Supplied records:
■ ■ ■ ■

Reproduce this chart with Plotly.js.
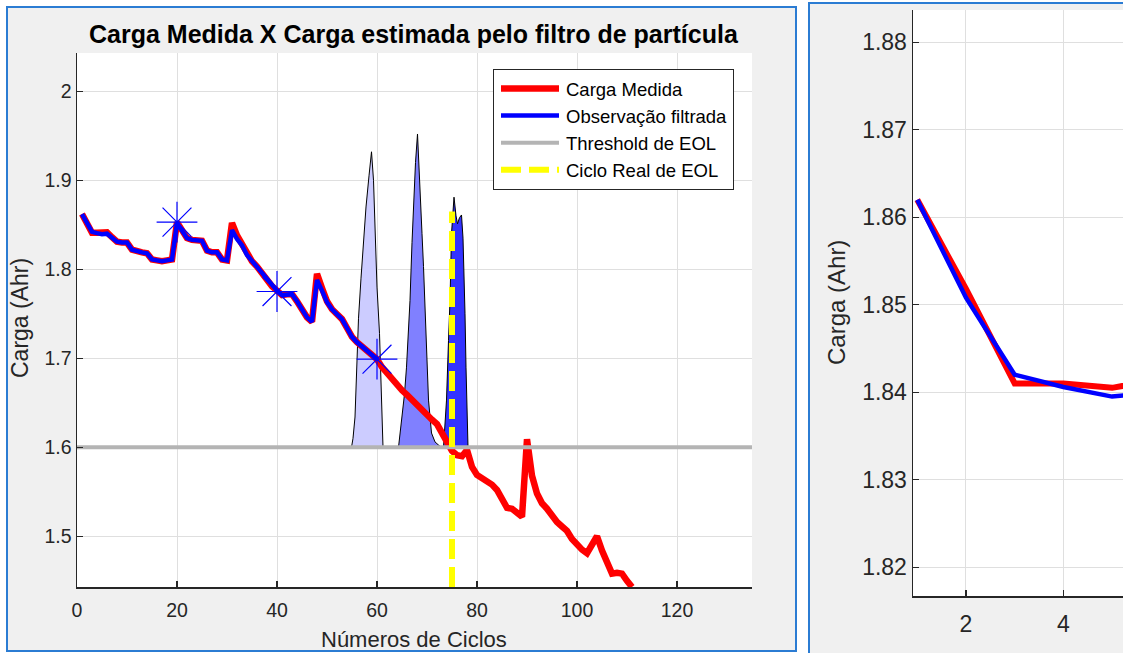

■ ■ ■ ■

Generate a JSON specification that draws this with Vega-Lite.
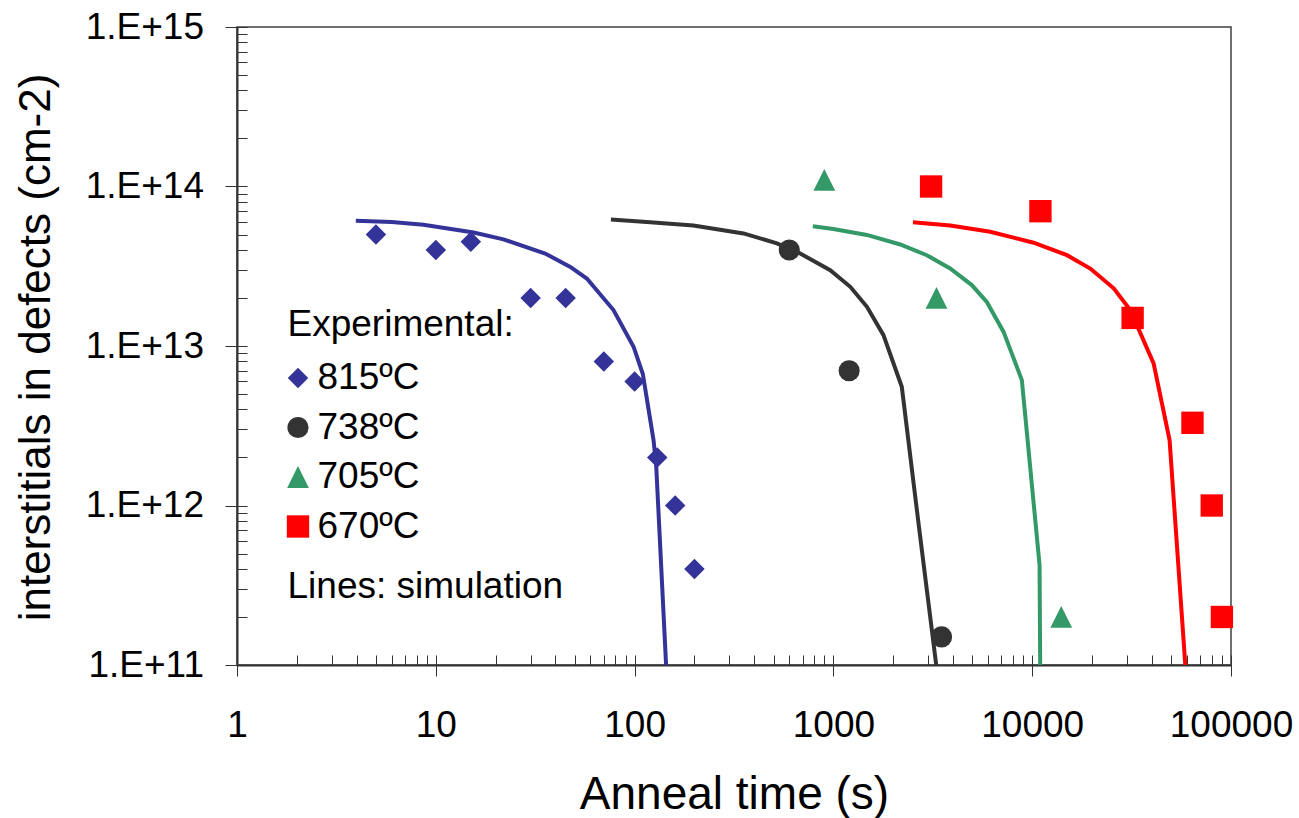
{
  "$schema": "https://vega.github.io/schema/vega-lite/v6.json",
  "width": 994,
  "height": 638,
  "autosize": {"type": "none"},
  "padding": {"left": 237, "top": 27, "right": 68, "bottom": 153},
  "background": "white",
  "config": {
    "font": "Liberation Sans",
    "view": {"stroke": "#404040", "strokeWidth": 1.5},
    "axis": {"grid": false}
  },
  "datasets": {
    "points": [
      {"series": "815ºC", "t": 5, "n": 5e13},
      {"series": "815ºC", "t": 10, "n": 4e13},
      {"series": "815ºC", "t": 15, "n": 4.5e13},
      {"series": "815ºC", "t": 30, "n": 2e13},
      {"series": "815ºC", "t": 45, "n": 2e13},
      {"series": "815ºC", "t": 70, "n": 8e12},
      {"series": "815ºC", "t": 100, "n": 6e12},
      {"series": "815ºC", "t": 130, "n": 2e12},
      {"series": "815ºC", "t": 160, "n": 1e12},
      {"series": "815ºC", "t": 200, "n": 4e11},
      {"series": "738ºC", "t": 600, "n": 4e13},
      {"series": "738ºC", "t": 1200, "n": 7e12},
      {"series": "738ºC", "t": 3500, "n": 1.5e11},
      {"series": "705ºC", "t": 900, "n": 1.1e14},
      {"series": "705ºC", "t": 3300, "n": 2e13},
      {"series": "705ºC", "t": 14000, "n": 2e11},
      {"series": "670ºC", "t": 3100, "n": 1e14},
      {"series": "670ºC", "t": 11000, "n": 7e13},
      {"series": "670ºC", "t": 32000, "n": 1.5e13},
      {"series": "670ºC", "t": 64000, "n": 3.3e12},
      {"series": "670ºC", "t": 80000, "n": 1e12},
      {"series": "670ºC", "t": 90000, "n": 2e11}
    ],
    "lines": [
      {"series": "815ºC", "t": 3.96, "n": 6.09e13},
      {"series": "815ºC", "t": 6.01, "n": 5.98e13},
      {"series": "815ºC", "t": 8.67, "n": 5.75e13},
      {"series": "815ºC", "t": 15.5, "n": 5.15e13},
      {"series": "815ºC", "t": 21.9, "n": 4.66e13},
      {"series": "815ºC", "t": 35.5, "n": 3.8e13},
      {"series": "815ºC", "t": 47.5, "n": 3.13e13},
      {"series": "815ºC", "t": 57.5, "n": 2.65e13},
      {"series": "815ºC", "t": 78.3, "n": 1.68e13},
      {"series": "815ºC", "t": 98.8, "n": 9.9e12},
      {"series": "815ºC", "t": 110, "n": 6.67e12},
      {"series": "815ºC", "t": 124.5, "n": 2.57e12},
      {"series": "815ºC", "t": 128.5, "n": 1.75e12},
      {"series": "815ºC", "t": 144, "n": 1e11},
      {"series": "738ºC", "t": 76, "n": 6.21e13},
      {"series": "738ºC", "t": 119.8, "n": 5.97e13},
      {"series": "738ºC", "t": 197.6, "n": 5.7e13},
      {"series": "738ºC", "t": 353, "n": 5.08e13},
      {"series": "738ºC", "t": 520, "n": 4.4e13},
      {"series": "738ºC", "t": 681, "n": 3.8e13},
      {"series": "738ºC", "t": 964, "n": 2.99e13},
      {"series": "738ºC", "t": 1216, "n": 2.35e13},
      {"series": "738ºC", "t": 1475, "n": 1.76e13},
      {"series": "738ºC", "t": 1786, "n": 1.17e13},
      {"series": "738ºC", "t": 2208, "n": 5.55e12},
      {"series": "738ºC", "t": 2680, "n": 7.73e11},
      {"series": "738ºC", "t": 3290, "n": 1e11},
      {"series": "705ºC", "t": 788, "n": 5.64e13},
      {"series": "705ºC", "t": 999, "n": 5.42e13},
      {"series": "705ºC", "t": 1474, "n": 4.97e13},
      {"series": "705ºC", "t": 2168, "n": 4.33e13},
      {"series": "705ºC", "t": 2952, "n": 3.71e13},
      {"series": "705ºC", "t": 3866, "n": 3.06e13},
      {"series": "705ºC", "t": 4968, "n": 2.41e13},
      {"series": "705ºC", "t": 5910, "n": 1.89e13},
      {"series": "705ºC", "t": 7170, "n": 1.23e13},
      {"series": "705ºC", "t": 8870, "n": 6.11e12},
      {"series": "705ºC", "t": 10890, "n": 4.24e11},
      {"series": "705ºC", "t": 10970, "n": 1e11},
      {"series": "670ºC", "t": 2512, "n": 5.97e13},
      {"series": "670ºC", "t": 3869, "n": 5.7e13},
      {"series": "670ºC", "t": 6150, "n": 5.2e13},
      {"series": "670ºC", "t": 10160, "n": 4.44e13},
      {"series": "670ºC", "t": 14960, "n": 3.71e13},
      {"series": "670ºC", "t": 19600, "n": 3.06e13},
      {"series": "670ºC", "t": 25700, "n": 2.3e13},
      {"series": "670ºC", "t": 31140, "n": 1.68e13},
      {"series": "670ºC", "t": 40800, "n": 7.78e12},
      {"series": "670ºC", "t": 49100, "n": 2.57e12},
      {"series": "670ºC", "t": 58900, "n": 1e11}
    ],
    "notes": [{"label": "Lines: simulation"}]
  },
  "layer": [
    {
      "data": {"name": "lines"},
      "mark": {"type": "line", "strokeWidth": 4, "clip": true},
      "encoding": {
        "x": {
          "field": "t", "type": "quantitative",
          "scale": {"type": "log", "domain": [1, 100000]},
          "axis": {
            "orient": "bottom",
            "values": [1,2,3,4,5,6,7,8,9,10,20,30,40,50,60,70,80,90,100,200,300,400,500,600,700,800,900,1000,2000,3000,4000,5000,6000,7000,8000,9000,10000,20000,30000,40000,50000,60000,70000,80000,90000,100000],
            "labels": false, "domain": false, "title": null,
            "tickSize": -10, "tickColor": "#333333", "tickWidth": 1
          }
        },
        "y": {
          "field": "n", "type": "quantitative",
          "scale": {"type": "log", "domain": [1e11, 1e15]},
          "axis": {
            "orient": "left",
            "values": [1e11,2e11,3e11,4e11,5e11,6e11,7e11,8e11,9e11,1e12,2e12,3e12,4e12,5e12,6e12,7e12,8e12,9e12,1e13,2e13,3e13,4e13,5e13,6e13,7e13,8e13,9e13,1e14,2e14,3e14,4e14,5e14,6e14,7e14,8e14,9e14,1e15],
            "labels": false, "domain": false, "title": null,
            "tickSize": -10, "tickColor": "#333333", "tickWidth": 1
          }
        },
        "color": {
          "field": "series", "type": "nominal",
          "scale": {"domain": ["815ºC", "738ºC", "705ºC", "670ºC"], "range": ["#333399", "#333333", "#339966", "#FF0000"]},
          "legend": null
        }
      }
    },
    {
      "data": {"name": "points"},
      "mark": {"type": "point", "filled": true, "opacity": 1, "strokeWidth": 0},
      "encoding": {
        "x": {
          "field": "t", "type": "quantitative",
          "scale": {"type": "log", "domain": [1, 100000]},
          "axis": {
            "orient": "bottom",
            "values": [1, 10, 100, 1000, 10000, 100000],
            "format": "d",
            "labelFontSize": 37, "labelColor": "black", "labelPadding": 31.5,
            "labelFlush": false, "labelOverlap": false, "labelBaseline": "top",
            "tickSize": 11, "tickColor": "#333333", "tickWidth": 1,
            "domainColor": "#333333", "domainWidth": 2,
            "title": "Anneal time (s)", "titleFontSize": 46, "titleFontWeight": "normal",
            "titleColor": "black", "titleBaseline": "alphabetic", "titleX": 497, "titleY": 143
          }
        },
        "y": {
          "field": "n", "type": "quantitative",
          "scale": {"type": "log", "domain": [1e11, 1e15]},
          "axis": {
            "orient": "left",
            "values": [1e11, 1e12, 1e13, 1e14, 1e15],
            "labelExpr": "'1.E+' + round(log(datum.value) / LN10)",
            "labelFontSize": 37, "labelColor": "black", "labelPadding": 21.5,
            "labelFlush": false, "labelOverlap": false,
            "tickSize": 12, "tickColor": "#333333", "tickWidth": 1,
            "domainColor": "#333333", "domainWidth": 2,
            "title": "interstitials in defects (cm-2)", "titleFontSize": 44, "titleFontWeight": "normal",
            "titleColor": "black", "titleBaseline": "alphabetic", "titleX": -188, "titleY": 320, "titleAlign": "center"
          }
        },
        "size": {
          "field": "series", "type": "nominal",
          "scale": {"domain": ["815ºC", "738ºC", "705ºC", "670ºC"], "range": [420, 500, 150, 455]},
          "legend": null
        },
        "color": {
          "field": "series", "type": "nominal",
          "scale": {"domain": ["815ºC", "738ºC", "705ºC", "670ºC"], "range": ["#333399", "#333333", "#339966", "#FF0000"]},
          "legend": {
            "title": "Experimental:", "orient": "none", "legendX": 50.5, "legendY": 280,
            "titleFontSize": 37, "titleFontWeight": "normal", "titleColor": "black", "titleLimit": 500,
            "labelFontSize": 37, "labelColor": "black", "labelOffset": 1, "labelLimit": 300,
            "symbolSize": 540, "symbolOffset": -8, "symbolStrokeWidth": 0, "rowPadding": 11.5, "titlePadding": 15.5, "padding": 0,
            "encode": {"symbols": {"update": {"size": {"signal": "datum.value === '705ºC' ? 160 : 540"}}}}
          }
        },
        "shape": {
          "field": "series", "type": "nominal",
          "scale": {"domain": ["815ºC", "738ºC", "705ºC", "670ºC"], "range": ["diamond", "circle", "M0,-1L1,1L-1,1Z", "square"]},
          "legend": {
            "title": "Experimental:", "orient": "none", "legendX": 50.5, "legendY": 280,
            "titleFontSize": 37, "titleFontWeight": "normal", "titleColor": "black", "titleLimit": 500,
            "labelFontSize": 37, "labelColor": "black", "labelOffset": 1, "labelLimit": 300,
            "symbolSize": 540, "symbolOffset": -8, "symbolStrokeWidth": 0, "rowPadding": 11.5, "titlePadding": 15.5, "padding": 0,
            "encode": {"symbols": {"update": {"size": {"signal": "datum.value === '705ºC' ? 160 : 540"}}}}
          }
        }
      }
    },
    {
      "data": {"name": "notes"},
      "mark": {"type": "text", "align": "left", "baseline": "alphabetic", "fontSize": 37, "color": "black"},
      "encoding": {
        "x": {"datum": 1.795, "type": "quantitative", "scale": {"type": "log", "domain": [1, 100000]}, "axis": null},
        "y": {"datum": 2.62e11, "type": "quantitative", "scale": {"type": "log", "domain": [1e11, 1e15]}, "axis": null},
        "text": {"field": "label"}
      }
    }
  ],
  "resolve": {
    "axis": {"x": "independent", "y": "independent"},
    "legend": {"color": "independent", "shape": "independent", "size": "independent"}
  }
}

■ ■ ■ ■

What the task asks:
Give only the number of lines in the preceding material that contain the string "this".

Final result:
2